The increase is based on the latest population figures released Thursday by the Census Bureau and a new PAB cap formula published by the Internal Revenue Service in November.
Overall the U.S. population, including Puerto Rico, grew to 317.58 million from July 1, 2011 to July 1, 2012, an increase of 2.28 million or 0.72%, signaling slow growth.
The 0.72% growth rate was slightly lower than the 0.73% in 2011, and it's among the slowest on record and remains at levels from the mid-1930s, according to the Census Bureau.
The formula for determining the caps — $95 per capita or $291.87 million, whichever is greater — was released by the IRS in Revenue Procedure 2012-41.
The per capita rate has not changed during the last three years, but the minimum amount, which is used by states with low population, rose to $291.87 million from $284.56 million.
However, states rarely issue the maximum amounts of PABs under their caps for any given year. They are allowed to carry forward unused amounts for three years.
Over the last four years, national volume caps have risen steadily, with a 5.1% spike in 2011 the only exception.
North Dakota grew faster than any other state in 2011, its population jumping 2.17% to 699,628, according to the Census Bureau. The District of Columbia was the next-fastest growing state, gaining 632,323 or 2.15%. But due to their small population, North Dakota and D.C. will each receive the minimum PAB cap.

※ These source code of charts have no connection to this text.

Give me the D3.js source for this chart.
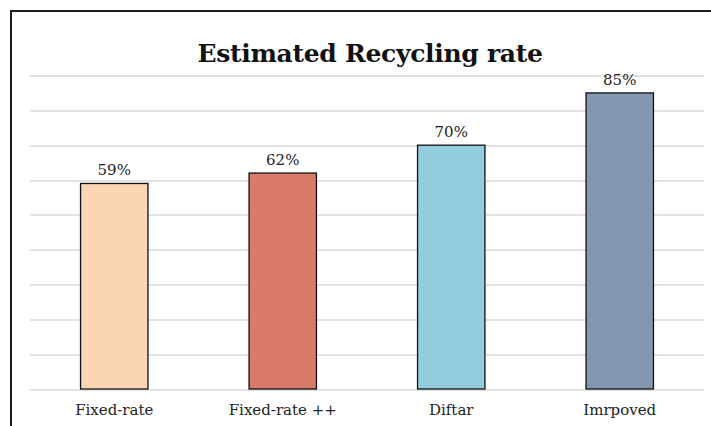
<!DOCTYPE html>
<html>
<head>
<meta charset="utf-8">
<script src="https://cdn.jsdelivr.net/npm/d3@7"></script>
<style>
  body { margin: 0; background: #fff; }
  svg { display: block; }
</style>
</head>
<body>
<div id="vis-container"></div>
<script>
// Data
var categories = ['Fixed-rate', 'Fixed-rate ++', 'Diftar', 'Imrpoved']
var rates = [0.59, 0.62, 0.70, 0.85]
var barColors = ['#FCD5B5', '#DA7A6A', '#93CDDD', '#8497B0']
var gridTicks = [0, 0.1, 0.2, 0.3, 0.4, 0.5, 0.6, 0.7, 0.8, 0.9]
var title = 'Estimated Recycling rate'

// Variables
var width = 711
var height = 426
var margin = { top: 75.5, right: 7, bottom: 37, left: 30 }
var w = width - margin.left - margin.right
var h = height - margin.top - margin.bottom
var formatPercent = d3.format('.0%')
var serif = "Georgia, 'DejaVu Serif', serif"

// SVG
var svg = d3.select('#vis-container').append('svg')
    .attr('width', width)
    .attr('height', height)

// chart border (runs off the right and bottom)
svg.append('rect')
    .attr('x', 11)
    .attr('y', 11)
    .attr('width', width)
    .attr('height', height)
    .attr('fill', 'none')
    .attr('stroke', '#1a1a1a')
    .attr('stroke-width', 2)

var g = svg.append('g')
    .attr('transform', 'translate(' + margin.left + ',' + margin.top + ')')

// Scales
var xScale = d3.scaleBand()
    .domain(categories)
    .range([0, w])
    .padding(0)
var yScale = d3.scaleLinear()
    .domain([0, 0.9])
    .range([h, 0])

// Gridlines
g.selectAll('.grid')
    .data(gridTicks)
    .enter()
  .append('line')
    .attr('class', 'grid')
    .attr('x1', 0)
    .attr('x2', w)
    .attr('y1', function (d) { return Math.round(yScale(d)) + 0.5 })
    .attr('y2', function (d) { return Math.round(yScale(d)) + 0.5 })
    .attr('stroke', '#d9d9d9')
    .attr('stroke-width', 1.5)

// Bars
var barW = xScale.bandwidth() * 0.4
g.selectAll('.bar')
    .data(rates)
    .enter()
  .append('rect')
    .attr('class', 'bar')
    .attr('x', function (d, i) { return xScale(categories[i]) + (xScale.bandwidth() - barW) / 2 })
    .attr('y', function (d) { return yScale(d) })
    .attr('width', barW)
    .attr('height', function (d) { return h - yScale(d) })
    .attr('fill', function (d, i) { return barColors[i] })
    .attr('stroke', '#111')
    .attr('stroke-width', 1.3)

// Value labels
g.selectAll('.value')
    .data(rates)
    .enter()
  .append('text')
    .attr('class', 'value')
    .attr('x', function (d, i) { return xScale(categories[i]) + xScale.bandwidth() / 2 })
    .attr('y', function (d) { return yScale(d) - 8 })
    .attr('text-anchor', 'middle')
    .style('font-family', serif)
    .style('font-size', '15px')
    .attr('fill', '#222')
    .text(function (d) { return formatPercent(d) })

// Category labels
g.selectAll('.cat')
    .data(categories)
    .enter()
  .append('text')
    .attr('class', 'cat')
    .attr('x', function (d) { return xScale(d) + xScale.bandwidth() / 2 })
    .attr('y', h + 26)
    .attr('text-anchor', 'middle')
    .style('font-family', serif)
    .style('font-size', '15px')
    .attr('fill', '#222')
    .text(function (d) { return d })

// Title
svg.append('text')
    .attr('x', 370)
    .attr('y', 62)
    .attr('text-anchor', 'middle')
    .style('font-family', serif)
    .style('font-size', '25px')
    .style('font-weight', 'bold')
    .style('letter-spacing', '-0.3px')
    .attr('fill', '#111')
    .text(title)
</script>
</body>
</html>
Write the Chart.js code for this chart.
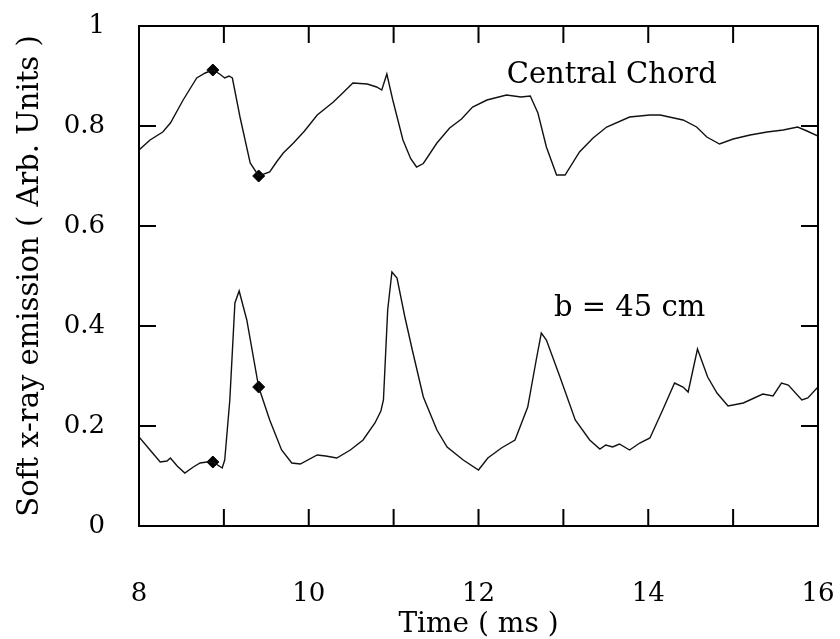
<!DOCTYPE html>
<html>
<head>
<meta charset="utf-8">
<script src="https://cdn.jsdelivr.net/npm/chart.js@4/dist/chart.umd.min.js"></script>
<style>
  html, body { margin: 0; padding: 0; background: #fff; }
  #wrap { width: 840px; height: 639px; }
</style>
</head>
<body>
<div id="wrap"><canvas id="chart" width="840" height="639"></canvas></div>
<script>
// central chord trace (time in ms, emission in arb. units)
const centralTime = [8.00, 8.13, 8.28, 8.37, 8.52, 8.68, 8.78, 8.87, 8.95, 9.01, 9.06, 9.10, 9.19, 9.31, 9.41,
    9.54, 9.62, 9.70, 9.82, 9.95, 10.10, 10.29, 10.40, 10.52, 10.69, 10.80, 10.86, 10.92, 10.99, 11.11, 11.20,
    11.27, 11.35, 11.51, 11.66, 11.80, 11.93, 12.10, 12.33, 12.50, 12.61, 12.70, 12.80, 12.92, 13.02, 13.19,
    13.35, 13.51, 13.78, 14.02, 14.14, 14.41, 14.57, 14.69, 14.84, 15.00, 15.20, 15.40, 15.59, 15.76, 15.87, 16.00];
const centralValues = [0.752, 0.772, 0.788, 0.806, 0.852, 0.896, 0.906, 0.912, 0.904, 0.896, 0.900, 0.896, 0.818, 0.726, 0.700,
    0.708, 0.728, 0.746, 0.766, 0.790, 0.822, 0.848, 0.866, 0.886, 0.884, 0.878, 0.872, 0.904, 0.852, 0.772, 0.735,
    0.718, 0.725, 0.766, 0.796, 0.814, 0.838, 0.852, 0.862, 0.858, 0.860, 0.826, 0.758, 0.702, 0.702, 0.748,
    0.776, 0.798, 0.818, 0.822, 0.822, 0.812, 0.798, 0.778, 0.764, 0.774, 0.782, 0.788, 0.792, 0.798, 0.790, 0.780];

// b = 45 cm trace
const outerTime = [8.00, 8.13, 8.25, 8.33, 8.37, 8.45, 8.54, 8.64, 8.72, 8.80, 8.87, 8.98, 9.01, 9.07, 9.13, 9.18,
    9.27, 9.41, 9.54, 9.68, 9.80, 9.90, 10.10, 10.20, 10.33, 10.49, 10.64, 10.78, 10.85, 10.88, 10.93, 10.98,
    11.04, 11.13, 11.22, 11.35, 11.51, 11.63, 11.82, 12.00, 12.11, 12.27, 12.43, 12.58, 12.68, 12.74, 12.80,
    12.96, 13.14, 13.31, 13.43, 13.50, 13.58, 13.66, 13.78, 13.90, 14.02, 14.17, 14.31, 14.41, 14.47, 14.58,
    14.70, 14.81, 14.94, 15.12, 15.35, 15.47, 15.57, 15.65, 15.81, 15.88, 16.00];
const outerValues = [0.178, 0.152, 0.128, 0.130, 0.136, 0.120, 0.106, 0.118, 0.126, 0.128, 0.128, 0.116, 0.132, 0.252, 0.446, 0.470,
    0.412, 0.278, 0.212, 0.152, 0.126, 0.124, 0.142, 0.140, 0.136, 0.152, 0.172, 0.206, 0.230, 0.252, 0.432, 0.508,
    0.496, 0.420, 0.352, 0.258, 0.192, 0.158, 0.132, 0.112, 0.136, 0.156, 0.172, 0.238, 0.332, 0.386, 0.372,
    0.298, 0.212, 0.172, 0.154, 0.162, 0.158, 0.164, 0.152, 0.166, 0.176, 0.232, 0.286, 0.278, 0.268, 0.354,
    0.298, 0.266, 0.240, 0.246, 0.264, 0.260, 0.286, 0.282, 0.252, 0.256, 0.278];

// diamond markers
const markerTime = [8.87, 9.41, 8.87, 9.41];
const markerValues = [0.912, 0.700, 0.128, 0.278];

const xTickLabels = [8, 10, 12, 14, 16];
const yTickLabels = [0, 0.2, 0.4, 0.6, 0.8, 1];

const FONT = "'DejaVu Serif', serif";

function toPoints(xs, ys) {
    return xs.map((x, i) => ({ x: x, y: ys[i] }));
}

// frame, inward ticks and the two text notes
const framePlugin = {
    id: 'frame',
    afterDatasetsDraw(chart) {
        const ctx = chart.ctx;
        const a = chart.chartArea;
        const xs = chart.scales.x, ys = chart.scales.y;
        ctx.save();
        ctx.strokeStyle = '#000';
        ctx.lineWidth = 2;
        ctx.strokeRect(a.left, a.top, a.right - a.left, a.bottom - a.top);
        const len = 17;
        ctx.beginPath();
        for (let t = xs.min; t <= xs.max; t += 1) {
            const px = xs.getPixelForValue(t);
            ctx.moveTo(px, a.bottom); ctx.lineTo(px, a.bottom - len);
            ctx.moveTo(px, a.top); ctx.lineTo(px, a.top + len);
        }
        yTickLabels.forEach(v => {
            const py = ys.getPixelForValue(v);
            ctx.moveTo(a.left, py); ctx.lineTo(a.left + len, py);
            ctx.moveTo(a.right, py); ctx.lineTo(a.right - len, py);
        });
        ctx.stroke();

        ctx.fillStyle = '#000';
        ctx.font = '29px ' + FONT;
        ctx.textAlign = 'center';
        ctx.textBaseline = 'middle';
        ctx.fillText('Central Chord', xs.getPixelForValue(13.57), ys.getPixelForValue(0.902));
        ctx.fillText('b = 45 cm', xs.getPixelForValue(13.78), ys.getPixelForValue(0.436));
        ctx.restore();
    }
};

document.addEventListener("DOMContentLoaded", () => {
    const ctx = document.getElementById('chart').getContext('2d');
    new Chart(ctx, {
        type: 'scatter',
        data: {
            datasets: [
                {
                    label: 'Central Chord',
                    data: toPoints(centralTime, centralValues),
                    showLine: true,
                    borderColor: '#111',
                    borderWidth: 1.4,
                    pointRadius: 0,
                    tension: 0
                },
                {
                    label: 'b = 45 cm',
                    data: toPoints(outerTime, outerValues),
                    showLine: true,
                    borderColor: '#111',
                    borderWidth: 1.4,
                    pointRadius: 0,
                    tension: 0
                },
                {
                    label: 'markers',
                    data: toPoints(markerTime, markerValues),
                    showLine: false,
                    pointStyle: 'rectRot',
                    pointRadius: 6,
                    backgroundColor: '#000',
                    borderColor: '#000'
                }
            ]
        },
        options: {
            responsive: false,
            animation: false,
            layout: { padding: { top: 26, right: 22, left: 0, bottom: 0 } },
            plugins: {
                legend: { display: false },
                tooltip: { enabled: false }
            },
            scales: {
                x: {
                    type: 'linear',
                    min: 8,
                    max: 16,
                    afterFit: s => { s.height = 113; s.paddingLeft = 0; s.paddingRight = 0; },
                    afterBuildTicks: s => { s.ticks = xTickLabels.map(v => ({ value: v })); },
                    grid: { display: false, drawTicks: false },
                    border: { display: false },
                    ticks: { color: '#000', padding: 53, maxRotation: 0, font: { family: FONT, size: 26 } },
                    title: {
                        display: true,
                        text: 'Time ( ms )',
                        color: '#000',
                        font: { family: FONT, size: 28, lineHeight: 1.05 },
                        padding: { top: 0, bottom: 0 }
                    }
                },
                y: {
                    type: 'linear',
                    min: 0,
                    max: 1,
                    afterFit: s => { s.width = 139; s.paddingTop = 0; s.paddingBottom = 0; },
                    afterBuildTicks: s => { s.ticks = yTickLabels.map(v => ({ value: v })); },
                    grid: { display: false, drawTicks: false },
                    border: { display: false },
                    ticks: {
                        color: '#000',
                        padding: 34,
                        font: { family: FONT, size: 26 },
                        callback: v => String(v)
                    },
                    title: {
                        display: true,
                        text: 'Soft x-ray emission ( Arb. Units )',
                        color: '#000',
                        font: { family: FONT, size: 29 },
                        padding: { top: 13, bottom: 0 }
                    }
                }
            }
        },
        plugins: [framePlugin]
    });
});
</script>
</body>
</html>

Texas was the next fastest growing state followed by Wyoming, Utah, and Nevada.
California remains the most populous state, at 38 million, and continues to have the largest PAB volume cap of $3.61 billion in 2013, up 0.9% from $3.580 billion in 2012.
Similar to last year, Texas had the second largest PAB cap at $2.475 billion, a 1.5% gain from 2012.
The only states that lost population between 2011 and 2012 were Rhode Island, down 0.03% and Vermont, down 0.09% and Ohio, down .01% and Puerto Rico, down 1.07%.
Ohio's PAB volume cap will decrease by 0.01% to almost $1.1 billion in 2013. Puerto Rico's PAB volume cap will decline by 1.1% to $348.37 million in 2013 from $352.14 million, following a 0.5% cap decline in 2012 and the third consecutive annual decline.
Puerto Rico's general obligation debt was recently downgraded to just above junk by Moody's Investors Service citing weak economic growth prospects after six years of recession and the commonwealth's severely underfunded retirement system.
Virtually all of the state caps will be higher next year, with the exception of Ohio and Puerto Rico, according to the current population estimates and the IRS formula. Also, Illinois' cap remained unchanged.
Despite the growth, the percentage increases in caps remain small compared to 2011 when eight states showed gains of 7% or more.
Twenty-one states show the highest cap growth of 2.6% while 19 states show cap growth of just under 1% for next year.
The PAB volume cap figures for 2012 do not include four U.S. possessions — American Samoa, Guam, the Northern Mariana Islands and the U.S. Virgin Islands. They are not included in the Census Bureau's population estimates. These low-volume issuers rarely, if ever, reach their PAB caps.